There may also be moments when a wing of the court feels more emboldened to overturn precedents — like when the court’s ideological center of gravity shifts. In 2006, for instance, Justice Sandra Day O’Connor, then the court’s “swing” justice, was replaced by Samuel Alito, a reliable conservative. The following term, the court issued five precedent-altering decisions — more than in any other single year since — including a case where the conservatives voted to allow a ban on a specific method of abortion for the first time. Ryan Black, a political science professor at Michigan State University, said it’s possible that this year could be similar. “It’s the same pattern — the median moved right, and the conservative wing of the court is stronger and more homogenous, so it’s not unreasonable to expect they might want to strike while the iron is hot,” he said.

But Roberts may emerge as a defender of precedent

There’s a possibility, though, that Roberts will emerge as an unlikely savior of liberal precedents — or at least work to postpone their demise. Given his pivotal role at the court’s center and as the chief justice, he’s likely to be more influenced by concerns about the court’s institutional reputation and his own judicial legacy at a moment when public opinion of the court is more polarized than at any other point in the past 20 years. And that could lead to some unexpected alliances with the liberal justices, in this term and beyond.

Take a case from last term, where the court had the opportunity to overturn a 1997 ruling that gives federal agencies the power to interpret their own regulations — a longstanding conservative bogeyman. Instead of voting with the conservatives to overturn it, Roberts cast his lot in with the liberals and instead voted to narrow the precedent’s scope. Litman told me that the liberals may similarly work with Roberts this term if they see an opening to avoid sweeping changes to precedents they support.

But Roberts could also join his fellow conservatives to start overturning more high-profile liberal precedents, and if he does, some experts say he risks jeopardizing the court’s status as a neutral arbiter. According to Spriggs’s research, people are less likely to think favorably of a narrowly decided, precedent-altering ruling than a unanimous one. “Consensus makes the ruling seem more neutral and less partisan,” he said.

Then again, more recent studies by Michael Salamone, a political science professor at Washington State University, have suggested that when the issue is controversial, the size of the majority might not matter very much. In his experiments, he found that if the issue was something high-profile, like abortion or gun control, the case’s margin didn’t matter — people’s views of the ruling were guided by their politics on the issue.
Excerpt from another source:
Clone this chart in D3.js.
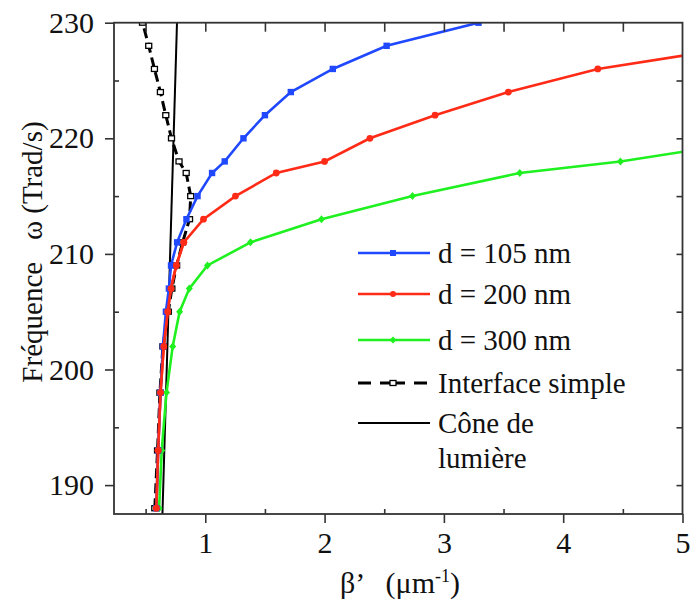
<!DOCTYPE html>
<html><head><meta charset="utf-8">
<script src="https://cdn.jsdelivr.net/npm/d3@7"></script>
<style>
html,body{margin:0;padding:0;background:#fff;}
svg text{font-family:"Liberation Serif","Tinos","Times New Roman","DejaVu Serif",serif;fill:#111;}
</style></head>
<body><svg id="chart" width="691" height="608"></svg>
<script>
// ---- data (β' in µm^-1, ω in Trad/s) ----
const d105_beta  = [0.59,0.605,0.625,0.645,0.67,0.695,0.713,0.764,0.842,0.935,1.057,1.163,1.32,1.5,1.717,2.069,2.52,3.29];
const d105_omega = [188,193,198,202,205,207,209,211,213,215,217,218,220,222,224,226,228,230];
const d200_beta  = [0.59,0.605,0.625,0.652,0.685,0.712,0.757,0.82,0.985,1.253,1.595,2.0,2.38,2.926,3.54,4.29,5.53];
const d200_omega = [188,193,198,202,205,207,209,211,213,215,217,218,220,222,224,226,228];
const d300_beta  = [0.613,0.635,0.675,0.727,0.785,0.866,1.018,1.379,1.974,2.737,3.636,4.48,5.73];
const d300_omega = [188,193,198,202,205,207,209,211,213,215,217,218,220];
const iface_beta  = [0.577,0.6,0.62,0.645,0.69,0.72,0.76,0.81,0.868,0.878,0.84,0.78,0.717,0.669,0.624,0.574,0.526,0.474];
const iface_omega = [188,193,198,202,205,207,209,211,213,215,217,218,220,222,224,226,228,230];
const cone_beta  = [0.641,0.763];
const cone_omega = [187.5,230];
const xMajorTicks = [1,2,3,4,5];
const xMinorTicks = [0.5,1.5,2.5,3.5,4.5];
const xTopTicks   = [0.5,1,1.5,2,2.5,3,3.5,4,4.5];
const yMajorTicks = [190,200,210,220,230];
const yMinorTicks = [195,205,215,225];
const yRightTicks = [190,195,200,205,210,215,220,225];
const seriesNames = ["d = 105 nm","d = 200 nm","d = 300 nm","Interface simple","Cône de|lumière"];
const seriesColors = ["#1f48ff","#ff2b17","#1ff01f","#000","#000"];

const FONT = '"Liberation Serif","Tinos","Times New Roman","DejaVu Serif",serif';
const svg = d3.select("#chart");
const W = 691, H = 608;
const m = {left:114, right:8.5, top:22.7, bottom:94};
const x = d3.scaleLinear().domain([0.235,5]).range([m.left, W-m.right]);
const y = d3.scaleLinear().domain([187.5,230]).range([H-m.bottom, m.top]);

svg.append("defs").append("clipPath").attr("id","clip")
  .append("rect").attr("x",m.left).attr("y",m.top)
  .attr("width",x.range()[1]-m.left).attr("height",y.range()[0]-m.top);

const plot = svg.append("g").attr("clip-path","url(#clip)");
const line = d3.line().x(d=>x(d[0])).y(d=>y(d[1]));
const zip = (a,b)=>a.map((v,i)=>[v,b[i]]);

// light cone
plot.append("path").datum(zip(cone_beta,cone_omega)).attr("d",line)
  .attr("fill","none").attr("stroke","#000").attr("stroke-width",2);

// interface simple (dashed)
const ifd = zip(iface_beta,iface_omega);
plot.append("path").datum(ifd).attr("d",line)
  .attr("fill","none").attr("stroke","#000").attr("stroke-width",3).attr("stroke-dasharray","10,5");
plot.selectAll(".ifm").data(ifd).enter().append("rect")
  .attr("x",d=>x(d[0])-3).attr("y",d=>y(d[1])-2.5).attr("width",6).attr("height",5)
  .attr("fill","#fff").attr("stroke","#000").attr("stroke-width",1.3);

function drawSeries(data,color,shape){
  plot.append("path").datum(data).attr("d",line)
    .attr("fill","none").attr("stroke",color).attr("stroke-width",2.6);
  const g = plot.append("g");
  data.forEach(d=>{
    const cx=x(d[0]), cy=y(d[1]);
    if(shape==="square") g.append("rect").attr("x",cx-3.2).attr("y",cy-3.2).attr("width",6.4).attr("height",6.4).attr("fill",color);
    else if(shape==="circle") g.append("circle").attr("cx",cx).attr("cy",cy).attr("r",3.4).attr("fill",color);
    else g.append("path").attr("d",`M${cx},${cy-4}L${cx+3.5},${cy}L${cx},${cy+4}L${cx-3.5},${cy}Z`).attr("fill",color);
  });
}
drawSeries(zip(d300_beta,d300_omega),seriesColors[2],"diamond");
drawSeries(zip(d200_beta,d200_omega),seriesColors[1],"circle");
drawSeries(zip(d105_beta,d105_omega),seriesColors[0],"square");
drawSeries(zip(d200_beta.slice(0,8),d200_omega.slice(0,8)),seriesColors[1],"circle");

// ---- axes ----
const axCol = "#333";
function styleAxis(g){
  g.attr("font-family",null);
  g.select(".domain").remove();
  g.selectAll("line").attr("stroke",axCol).attr("stroke-width",1.6);
  g.selectAll("text").attr("font-size",30).style("font-family",FONT).attr("fill","#111");
}
const yb = y.range()[0], xr = x.range()[1];
svg.append("g").attr("transform",`translate(0,${yb})`)
  .call(d3.axisBottom(x).tickValues(xMajorTicks).tickSize(9).tickPadding(9).tickFormat(d3.format("d"))).call(styleAxis);
svg.append("g").attr("transform",`translate(0,${yb})`)
  .call(d3.axisBottom(x).tickValues(xMinorTicks).tickSize(-5).tickFormat("")).call(styleAxis);
svg.append("g").attr("transform",`translate(0,${m.top})`)
  .call(d3.axisTop(x).tickValues(xTopTicks).tickSize(-9).tickFormat("")).call(styleAxis);
svg.append("g").attr("transform",`translate(${m.left},0)`)
  .call(d3.axisLeft(y).tickValues(yMajorTicks).tickSize(9).tickPadding(11).tickFormat(d3.format("d"))).call(styleAxis);
svg.append("g").attr("transform",`translate(${m.left},0)`)
  .call(d3.axisLeft(y).tickValues(yMinorTicks).tickSize(-5).tickFormat("")).call(styleAxis);
svg.append("g").attr("transform",`translate(${xr},0)`)
  .call(d3.axisRight(y).tickValues(yRightTicks).tickSize(-6).tickFormat("")).call(styleAxis);
svg.append("rect").attr("x",m.left).attr("y",m.top).attr("width",xr-m.left).attr("height",yb-m.top)
  .attr("fill","none").attr("stroke",axCol).attr("stroke-width",1.8);

// axis titles
const xt = svg.append("text").attr("x",400).attr("y",593).attr("text-anchor","middle").attr("font-size",30)
  .style("font-family",FONT).style("white-space","pre");
xt.append("tspan").text("β’   (μm");
xt.append("tspan").attr("font-size",18).attr("dy",-11).text("-1");
xt.append("tspan").attr("dy",11).text(")");
svg.append("text").attr("transform","translate(42,252) rotate(-90)").attr("text-anchor","middle")
  .attr("font-size",29).style("font-family",FONT).style("white-space","pre").text("Fréquence   ω (Trad/s)");

// legend
const lg = svg.append("g");
const rows = [253,294,340,383,423];
seriesNames.forEach((name,i)=>{
  const ly = rows[i];
  const col = seriesColors[i];
  if(i<3){
    lg.append("line").attr("x1",358).attr("x2",430).attr("y1",ly).attr("y2",ly).attr("stroke",col).attr("stroke-width",2.6);
    if(i===0) lg.append("rect").attr("x",390).attr("y",ly-3).attr("width",6).attr("height",6).attr("fill",col);
    else if(i===1) lg.append("circle").attr("cx",393).attr("cy",ly).attr("r",3).attr("fill",col);
    else lg.append("path").attr("d",`M393,${ly-3.5}L396.5,${ly}L393,${ly+3.5}L389.5,${ly}Z`).attr("fill",col);
  } else if(i===3){
    lg.append("line").attr("x1",358).attr("x2",430).attr("y1",ly).attr("y2",ly).attr("stroke","#000").attr("stroke-width",3).attr("stroke-dasharray","13,9,25,9,13");
    lg.append("rect").attr("x",390).attr("y",ly-2.5).attr("width",6).attr("height",5).attr("fill","#fff").attr("stroke","#000").attr("stroke-width",1.3);
  } else {
    lg.append("line").attr("x1",358).attr("x2",430).attr("y1",ly).attr("y2",ly).attr("stroke","#000").attr("stroke-width",2.2);
  }
  name.split("|").forEach((p,j)=>{
    lg.append("text").attr("x",438).attr("y",ly+j*35).attr("dy","0.35em").attr("font-size",29).style("font-family",FONT).text(p);
  });
});
</script></body></html>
Roberts is an avowed skeptic of political science, so chances are he’s not looking to these studies for guidance. And regardless of how he decides to approach upholding precedent this term, it seems safe to say that at least some precedents are likely to fall by the wayside, given the court’s recent track record. But it’s also entirely possible that the Supreme Court’s long-awaited conservative revolution also may not be coming as quickly as some on the court’s right wing would like.